Plough your own furrow
Grogan says that with the cost-of-living crisis at the moment you have to be careful with your prices. “We need to charge community prices because we are in the village,” he explains. “The XL own brand Family Value is a great help and there are promotions every three weeks so you can offer good value with these. You have to be price conscious with the fuel too. We are with Emo and every day the prices are changing and you have to keep an eye on competitors but you always have to plough your own furrow and set your
own prices and make sure you are offering value for money. You have to run the business from the inside and not the outside looking in,” he believes.
Ensuring they futureproofed the business, they have installed a 90 KW electric car charging point which Grogan says is the first one of its kind in a forecourt in Ireland. “It’s the fourth one to be installed in Ireland and first one for the public. We can charge two cars at once now and obviously if the demand is there we can increase that to the capacity to do 14 cars so it’s good to have that option with the rise in electric vehicles.”
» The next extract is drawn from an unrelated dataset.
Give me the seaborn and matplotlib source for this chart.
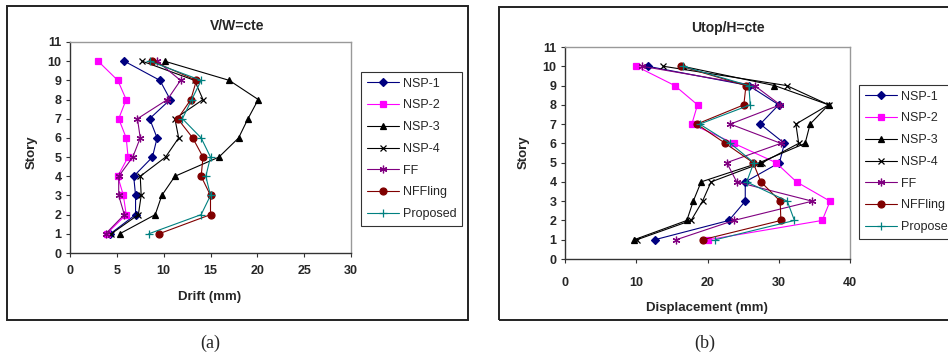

They are currently in talks to create a solar field in the land beside their forecourt, a really
fortunate position to be in. “We would be hoping to offset the cost of our own energy and
send some of it back to the grid which will alleviate the costs during winter. We’re now at
the stage of developing the plans. Our energy bills are coming in at €8,000 – €10,000 a month so if you could save that, there’s 100k a year,” he says.
Baptism of fire
The new business hasn’t come without its challenges and Grogan readily admits that it’s
been a hard slog at times but a huge and interesting learning curve. “I’ve learned a lot in a
short period of time. In construction you could work all day without seeing anyone whereas this is a customer-facing business so you have to learn the art of small talk very quickly. Some people want to get in and get out and others are coming in for the chat and you have to be willing to do that to maintain good customer service,” he says.
The five-year plan is to become established in the area and become a destination shop and it would seem like they are well on the road to achieving that by finding a niche market for
truck drivers and creating a really attractive and convenient place to stop, while also servicing the needs of the people of Cloghan and beyond. And with Marty Morrissey on board for the opening, they already know how to keep the masses happy!